Of the two, Petie is the no-frills, feisty and suspicious character typical of most partner-driven tales. She barely exists in a stale marriage with two young sons and carries her caustic attitude like a merit badge for “hardest life lived.” Rose is the softer, more emotionally comfortable of the pair, toiling as a single mother to her adolescent daughter. It is the friendship between these two women that composes the emotional heart of Hammond’s story.

Playing off this friendship are Nadine and Gordon, twins transplanted from Los Angeles who operate Souperior’s, the café that sponsored the soup contest. Gordon is suffering from AIDS, and both brother and sister fled to Hubbard in an endearing albeit misguided attempt to take control of a situation that is completely out of their control.

Rose and Gordon strike up an endearing friendship that leads to the development of a cookbook based on the soups served at the café. Rose writes the recipes, and she convinces Petie to contribute the drawings. Their involvement with this project opens up new possibilities and old wounds, both avenues of which slowly bubble their way to highly emotional revelations and disturbing confrontations.

Hammond’s writing really takes off when she focuses on the developing relationship between Petie and the local manager of a Pepsi Distributorship, Eddie Schiff. Eddie spends a lot of energy trying to seduce Petie, including aiding her husband’s job search by offering him a position with his company, but soon discovers his seduction is more emotional than physical in nature.

Going to Bend drops into contrived territory as it constantly searches for a happy ending to all the story lines. Hammond’s micro-focus on the complexities she weaves into the early stories in order to set up the climax feels awash once the reader realizes that she has no intention of allowing these stories to naturally unfurl.

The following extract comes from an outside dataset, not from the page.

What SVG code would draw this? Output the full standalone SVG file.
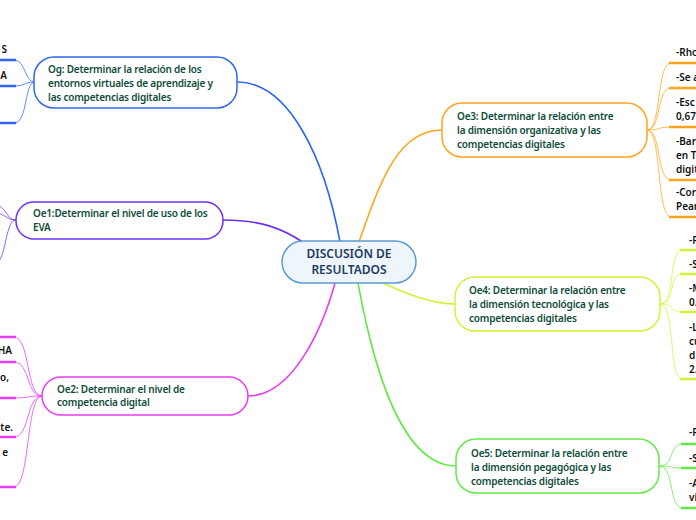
<svg xmlns="http://www.w3.org/2000/svg" width="696" height="520" viewBox="0 0 696 520">
<style>
.bg{fill:#ffffff}
.node{fill:#ffffff;stroke-width:1.5}
.nt{font-family:"Noto Sans","Open Sans",sans-serif;font-size:10px;font-weight:600;letter-spacing:-0.2px;fill:#0f4c3a}
.ct{font-family:"Noto Sans","Open Sans",sans-serif;font-size:12px;font-weight:600;fill:#1f3a66;text-anchor:middle}
.lt{font-family:"Noto Sans","Open Sans",sans-serif;font-size:10px;font-weight:600;fill:#111111}
.main{fill:none;stroke-width:1.6}
.thin{fill:none;stroke-width:1;stroke-opacity:0.75}
.ul{fill:none;stroke-width:2.4}
</style>
<rect class="bg" x="0" y="0" width="696" height="520"/>
<g id="connectors">
  <path class="main" stroke="#2f66f2" d="M237 82 C290 82 325 160 340 242"/>
  <path class="main" stroke="#7030ee" d="M223 220 C260 220 282 228 304 243"/>
  <path class="main" stroke="#e83cf0" d="M248 396 C292 396 322 330 335 283"/>
  <path class="main" stroke="#ffa41f" d="M359 242 C382 175 400 130 442 130"/>
  <path class="main" stroke="#d4f23a" d="M381 282 C410 296 436 304 455 304"/>
  <path class="main" stroke="#66e84a" d="M358 283 C372 360 400 466 456 466"/>
  <g stroke="#2f66f2">
    <path class="thin" d="M35 82 C24 82 26 60 14 60"/>
    <path class="thin" d="M35 82 C24 82 26 86 14 86"/>
    <path class="thin" d="M35 82 C24 82 28 123 14 123"/>
    <path class="ul" d="M-2 60 H16 M-2 86 H16 M-2 123 H16"/>
  </g>
  <g stroke="#7030ee">
    <path class="thin" d="M16 220 C6 220 8 208 -4 205"/>
    <path class="thin" d="M16 220 C6 220 6 214 -4 213"/>
    <path class="thin" d="M16 220 C6 220 6 255 -2 262"/>
  </g>
  <g stroke="#e83cf0">
    <path class="thin" d="M42 396 C26 396 30 337 14 337"/>
    <path class="thin" d="M42 396 C26 396 30 362 14 362"/>
    <path class="thin" d="M42 396 C26 396 30 398 14 398"/>
    <path class="thin" d="M42 396 C26 396 30 437 14 437"/>
    <path class="thin" d="M42 396 C26 396 30 487 14 487"/>
    <path class="ul" d="M-2 337 H16 M-2 362 H16 M-2 398 H16 M-2 437 H16 M-2 487 H16"/>
  </g>
  <g stroke="#ffa41f">
    <path class="thin" d="M647 130 C662 130 656 63 671 63"/>
    <path class="thin" d="M647 130 C662 130 656 88 671 88"/>
    <path class="thin" d="M647 130 C662 130 656 127 671 127"/>
    <path class="thin" d="M647 130 C662 130 656 180 671 180"/>
    <path class="thin" d="M647 130 C662 130 656 217 671 217"/>
    <path class="ul" d="M669 63 H700 M669 88 H700 M669 127 H700 M669 180 H700 M669 217 H700"/>
  </g>
  <g stroke="#d4f23a">
    <path class="thin" d="M660 304 C676 304 668 250 682 250"/>
    <path class="thin" d="M660 304 C676 304 668 274 682 274"/>
    <path class="thin" d="M660 304 C676 304 668 312 682 312"/>
    <path class="thin" d="M660 304 C676 304 668 379 682 379"/>
    <path class="ul" d="M680 250 H700 M680 274 H700 M680 312 H700 M680 379 H700"/>
  </g>
  <g stroke="#66e84a">
    <path class="thin" d="M659 466 C675 466 668 444 683 444"/>
    <path class="thin" d="M659 466 C675 466 668 468 683 468"/>
    <path class="thin" d="M659 466 C675 466 668 508 683 508"/>
    <path class="ul" d="M681 444 H700 M681 468 H700 M681 508 H700"/>
  </g>
</g>
<g id="center">
  <rect x="282" y="241" width="134" height="42" rx="21" fill="#eef5fb" stroke="#5b9bd5" stroke-width="1.5"/>
  <text class="ct" x="349" y="258">DISCUSIÓN DE</text>
  <text class="ct" x="349" y="274">RESULTADOS</text>
</g>
<g id="og">
  <rect class="node" x="34" y="57" width="203" height="51" rx="20" stroke="#2f66f2"/>
  <text class="nt" x="48" y="73">Og: Determinar la relación de los</text>
  <text class="nt" x="48" y="87">entornos virtuales de aprendizaje y</text>
  <text class="nt" x="48" y="101">las competencias digitales</text>
</g>
<g id="oe1">
  <rect class="node" x="16" y="202" width="207" height="37" rx="18" stroke="#7030ee"/>
  <text class="nt" x="33" y="217">Oe1:Determinar el nivel de uso de los</text>
  <text class="nt" x="33" y="231">EVA</text>
</g>
<g id="oe2">
  <rect class="node" x="42" y="377" width="206" height="38" rx="19" stroke="#e83cf0"/>
  <text class="nt" x="57" y="393">Oe2: Determinar el nivel de</text>
  <text class="nt" x="57" y="406">competencia digital</text>
</g>
<g id="oe3">
  <rect class="node" x="442" y="103" width="205" height="54" rx="20" stroke="#ffa41f"/>
  <text class="nt" x="457" y="120">Oe3: Determinar la relación entre</text>
  <text class="nt" x="457" y="134">la dimensión organizativa y las</text>
  <text class="nt" x="457" y="148">competencias digitales</text>
</g>
<g id="oe4">
  <rect class="node" x="455" y="277" width="205" height="54" rx="20" stroke="#d4f23a"/>
  <text class="nt" x="469" y="294">Oe4: Determinar la relación entre</text>
  <text class="nt" x="469" y="308">la dimensión tecnológica y las</text>
  <text class="nt" x="469" y="322">competencias digitales</text>
</g>
<g id="oe5">
  <rect class="node" x="456" y="439" width="203" height="54" rx="20" stroke="#66e84a"/>
  <text class="nt" x="471" y="457">Oe5: Determinar la relación entre</text>
  <text class="nt" x="471" y="471">la dimensión pegagógica y las</text>
  <text class="nt" x="471" y="485">competencias digitales</text>
</g>
<g id="og-children">
  <text class="lt" x="7" y="53" text-anchor="end">S</text>
  <text class="lt" x="7" y="79" text-anchor="end">A</text>
</g>
<g id="oe2-children">
  <text class="lt" x="12" y="354" text-anchor="end">HA</text>
  <text class="lt" x="9" y="381" text-anchor="end">o,</text>
  <text class="lt" x="13" y="431" text-anchor="end">te.</text>
  <text class="lt" x="8" y="456" text-anchor="end">e</text>
</g>
<g id="oe3-children">
  <text class="lt" x="676" y="56">-Rho</text>
  <text class="lt" x="676" y="81">-Se a</text>
  <text class="lt" x="676" y="106">-Esc</text>
  <text class="lt" x="676" y="120">0,67</text>
  <text class="lt" x="676" y="145">-Bar</text>
  <text class="lt" x="676" y="159">en T.</text>
  <text class="lt" x="676" y="173">digit</text>
  <text class="lt" x="676" y="196">-Cor</text>
  <text class="lt" x="676" y="210">Pear</text>
</g>
<g id="oe4-children">
  <text class="lt" x="689" y="244">-F</text>
  <text class="lt" x="689" y="268">-S</text>
  <text class="lt" x="689" y="292">-M</text>
  <text class="lt" x="689" y="306">0.</text>
  <text class="lt" x="689" y="331">-L</text>
  <text class="lt" x="689" y="345">cu</text>
  <text class="lt" x="689" y="359">d</text>
  <text class="lt" x="689" y="373">2.</text>
</g>
<g id="oe5-children">
  <text class="lt" x="689" y="436">-F</text>
  <text class="lt" x="689" y="462">-S</text>
  <text class="lt" x="689" y="487">-A</text>
  <text class="lt" x="689" y="501">vi</text>
</g>
</svg>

To Hammond’s great credit, she seems fully aware of the archetypes she has to work with and focuses plenty of attention on rendering relationship pathos beyond the clichéd characterizations. She sends her characters spiraling into moments of self-awareness and emotional turmoil that are at once painful yet hopeful. There are moments when the characters bounce off the page with endless energy and intensity, despite the troubles and tribulations constructed to block their movement.

But even the most skilled and insightful author eventually it impossible to wholly navigate around all the pitfalls intrinsic to the selected genre. Hammond is no exception as her descriptions fall into the trappings of a debut author eager to be descriptive and lagging too generously in the land of description overkill at the unlikeliest of plot points.

Still, one cannot fault Hammond too much for this overzealousness, this overachieving sentimentality. She knows well the environment of which she writes and strives distinctively to ensure that even the finest of details is fully layered and exploited for literary resonance.